Kris tugged at his chin. Maybe he was trying to decide if he'd ever loved me. Finally, his shoulders sagged and he grimaced. "So, I'll pack a bag and take Misty away for the weekend. When I return after work on Monday, you better be out because she'll be moving in." Then he rushed up the stairs, returning minutes later with a bag he must've had packed for just this occasion. He passed me without so much as a second look, pausing at the side table in the foyer to drop an envelope on the cold stone surface.

When the door closed, I sank to the floor, regretting I'd even confronted him. If I'd have left it alone, I might've bought myself more time. I might've lasted the whole year and ten months I needed for the big million-dollar payout.

I'd spent the next two days selling off all the stuff I'd no longer need for the lifestyle I no longer had. I'd taken pennies on the dollar for fancy handbags, designer shoes and clothes, and all my jewelry. Through it all, I'd kept my chin up, until our driver spoke to me while dropping me at the Greyhound station.

"I've been with Mr. Ellerby for many years," he reminded me quietly. "You're not the first I've seen him do this to, but you're the best, the nicest.
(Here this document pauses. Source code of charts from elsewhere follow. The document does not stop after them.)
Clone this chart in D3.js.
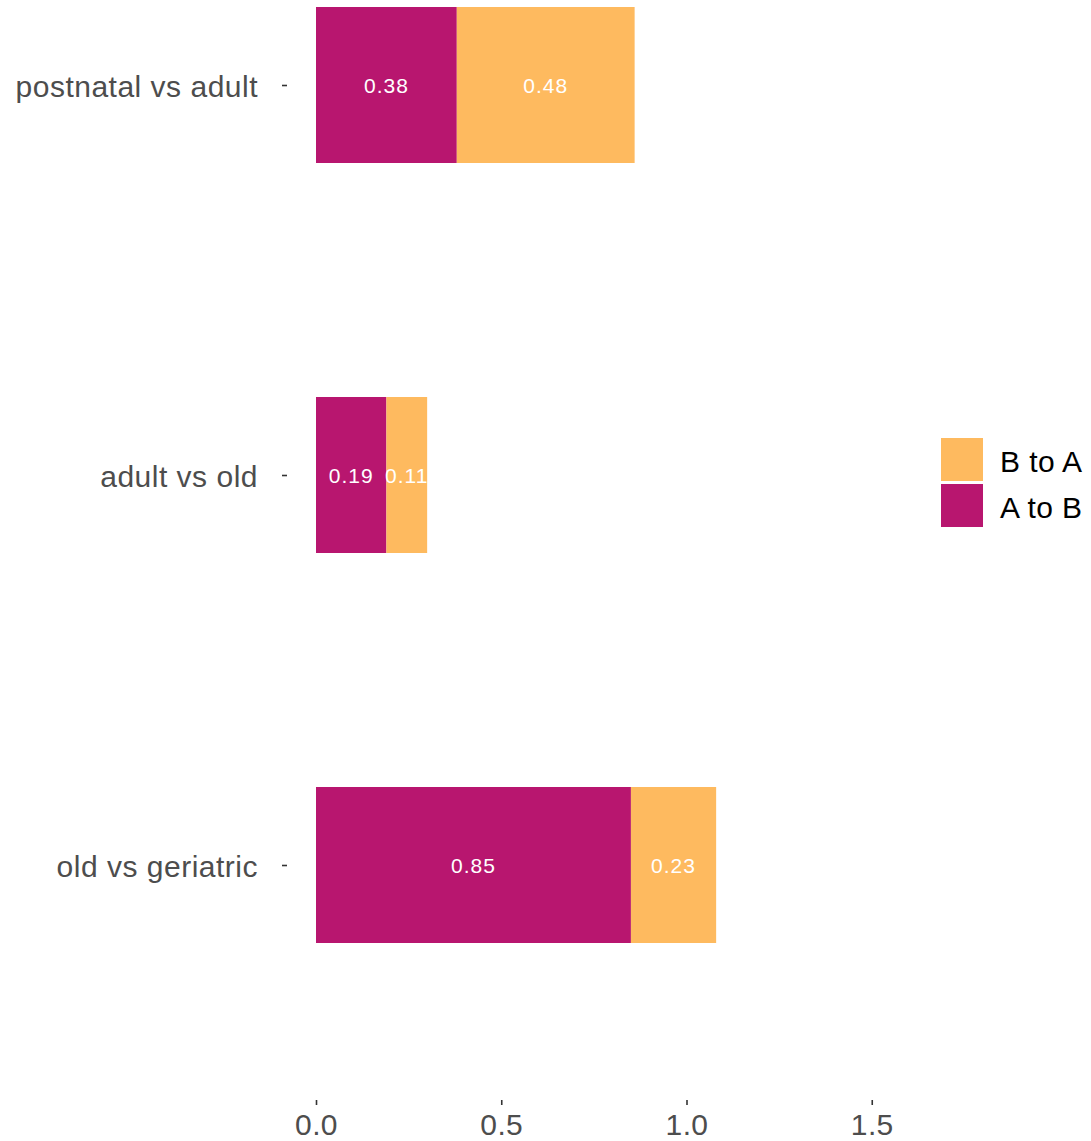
<!DOCTYPE html>
<html>
<head>
<meta charset="utf-8">
<script src="https://cdn.jsdelivr.net/npm/d3@7"></script>
<style>
  html, body { margin: 0; padding: 0; background: #fff; }
  svg { display: block; font-family: "Liberation Sans", Arial, Helvetica, sans-serif; }
</style>
</head>
<body>
<svg id="chart" width="1091" height="1141"></svg>
<script>
// Comparisons (top to bottom) and the two stacked transition shares
const comparisons = ["postnatal vs adult", "adult vs old", "old vs geriatric"];
const aToB = [0.38, 0.19, 0.85];
const bToA = [0.48, 0.11, 0.23];
const seriesNames = ["A to B", "B to A"];
const seriesColors = ["#B8166F", "#FEBA5F"];
const xTicks = [0.0, 0.5, 1.0, 1.5];
const legendOrder = ["B to A", "A to B"];

const svg = d3.select("#chart");

// Scales
const x = d3.scaleLinear().domain([0, 1]).range([316, 686.5]);
const y = d3.scalePoint().domain(comparisons).range([85, 865]);
const barH = y.step() * 0.4;
const color = d3.scaleOrdinal().domain(seriesNames).range(seriesColors);

// Stack the two series per comparison
const rows = comparisons.map((c, i) => ({ comparison: c, "A to B": aToB[i], "B to A": bToA[i] }));
const stacked = d3.stack().keys(seriesNames)(rows);

const layers = svg.append("g").selectAll("g")
  .data(stacked)
  .join("g")
  .attr("fill", d => color(d.key));

layers.selectAll("rect")
  .data(d => d)
  .join("rect")
  .attr("x", d => x(d[0]))
  .attr("width", d => x(d[1]) - x(d[0]))
  .attr("y", d => y(d.data.comparison) - barH / 2)
  .attr("height", barH);

// Value labels centred in each segment
layers.selectAll("text")
  .data(d => d.map(s => ({ s, key: d.key })))
  .join("text")
  .attr("x", d => (x(d.s[0]) + x(d.s[1])) / 2)
  .attr("y", d => y(d.s.data.comparison) + 1)
  .attr("dy", "0.35em")
  .attr("text-anchor", "middle")
  .attr("fill", "#fff")
  .attr("font-size", 21)
  .attr("letter-spacing", "1px")
  .text(d => d3.format(".2f")(d.s.data[d.key]));

// X axis
const xAxis = d3.axisBottom(x)
  .tickValues(xTicks)
  .tickFormat(d3.format(".1f"))
  .tickSize(5)
  .tickPadding(9);
const gx = svg.append("g").attr("transform", "translate(0,1100)").call(xAxis);
gx.select(".domain").remove();
gx.selectAll(".tick line").attr("stroke", "#333").attr("stroke-width", 1.6);
gx.selectAll(".tick text").attr("fill", "#4D4D4D").attr("font-size", 30)
  .attr("letter-spacing", "0.4px")
  .attr("font-family", "'Liberation Sans', Arial, sans-serif");

// Y axis
const yAxis = d3.axisLeft(y).tickSize(5).tickPadding(24);
const gy = svg.append("g").attr("transform", "translate(287,0)").call(yAxis);
gy.select(".domain").remove();
gy.selectAll(".tick line").attr("stroke", "#333").attr("stroke-width", 1.6);
gy.selectAll(".tick text").attr("fill", "#4D4D4D").attr("font-size", 30)
  .attr("letter-spacing", "0.5px")
  .attr("y", 2)
  .attr("font-family", "'Liberation Sans', Arial, sans-serif");

// Legend
const legend = svg.append("g").attr("transform", "translate(941,438)");
const item = legend.selectAll("g")
  .data(legendOrder)
  .join("g")
  .attr("transform", (d, i) => `translate(0,${i * 46})`);
item.append("rect")
  .attr("width", 42).attr("height", 43)
  .attr("fill", d => color(d));
item.append("text")
  .attr("x", 59).attr("y", 23).attr("dy", "0.35em")
  .attr("font-size", 30).attr("letter-spacing", "0.4px").attr("fill", "#000")
  .text(d => d);
</script>
</body>
</html>
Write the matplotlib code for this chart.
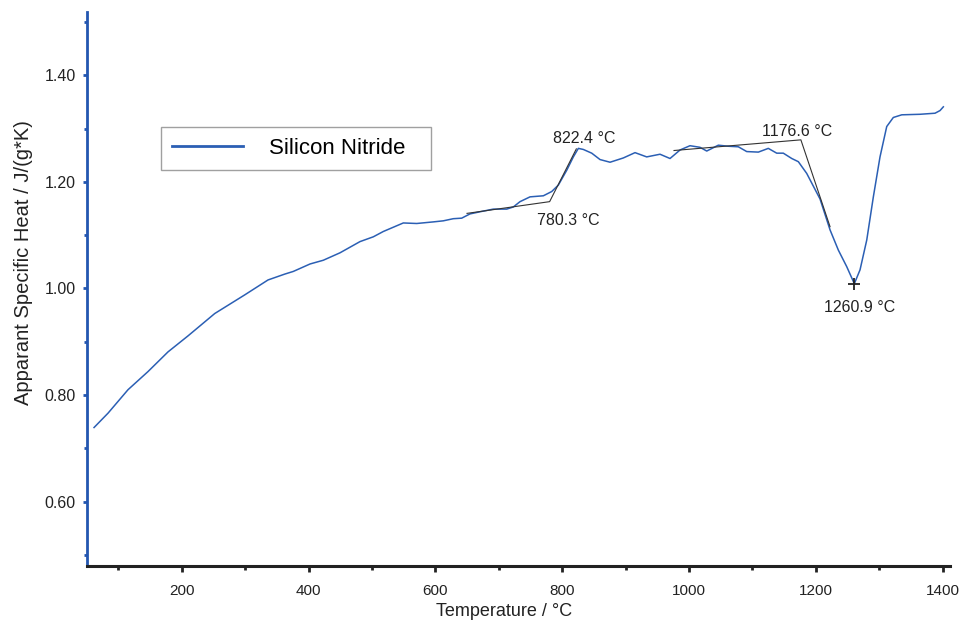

I'm terribly sorry."

I barely hid a sob as I stared at him in shock. "Why didn't you warn me?"

He shook his head. "I thought you were actually going to make it until he started noticing a few strands of gray hair in his beard and began talking about a few laugh lines you'd developed beside your eyes."

Slowly, I'd peeled myself out of the back seat of the Mercedes as I tried to pull it together. There'd be plenty of time to cry once I'd reached my old bedroom in the house I'd grown up in.

When I arrived on my mother's doorstep, she wasn't thrilled to see me. "I can't afford to feed another mouth right now, Jennie," she explained quietly. "I'm not doing well."

Her words were an understatement. My mother was dying from lung cancer at the age of forty-seven. She'd been subjected to secondhand smoke the entire time she was growing up. Then, she'd been a bartender at a place on the outskirts of town and endured more. By the time they discovered what was wrong with her, the tumor was inoperable and she was struggling with walking pneumonia. Two weeks later, she died, leaving me a mountain of medical bills to settle from her life insurance, and the house.

Jisoo helped me sell it and find this place. She'd found the struggling vineyard and helped me cut a deal. I owed her everything and I was finally in a position to pay her back. Unfortunately for Lisa, I wasn't willing to put myself in a position to hurt like that ever again. And in the instant after she'd left, I'd realized that was all that could come from being with her.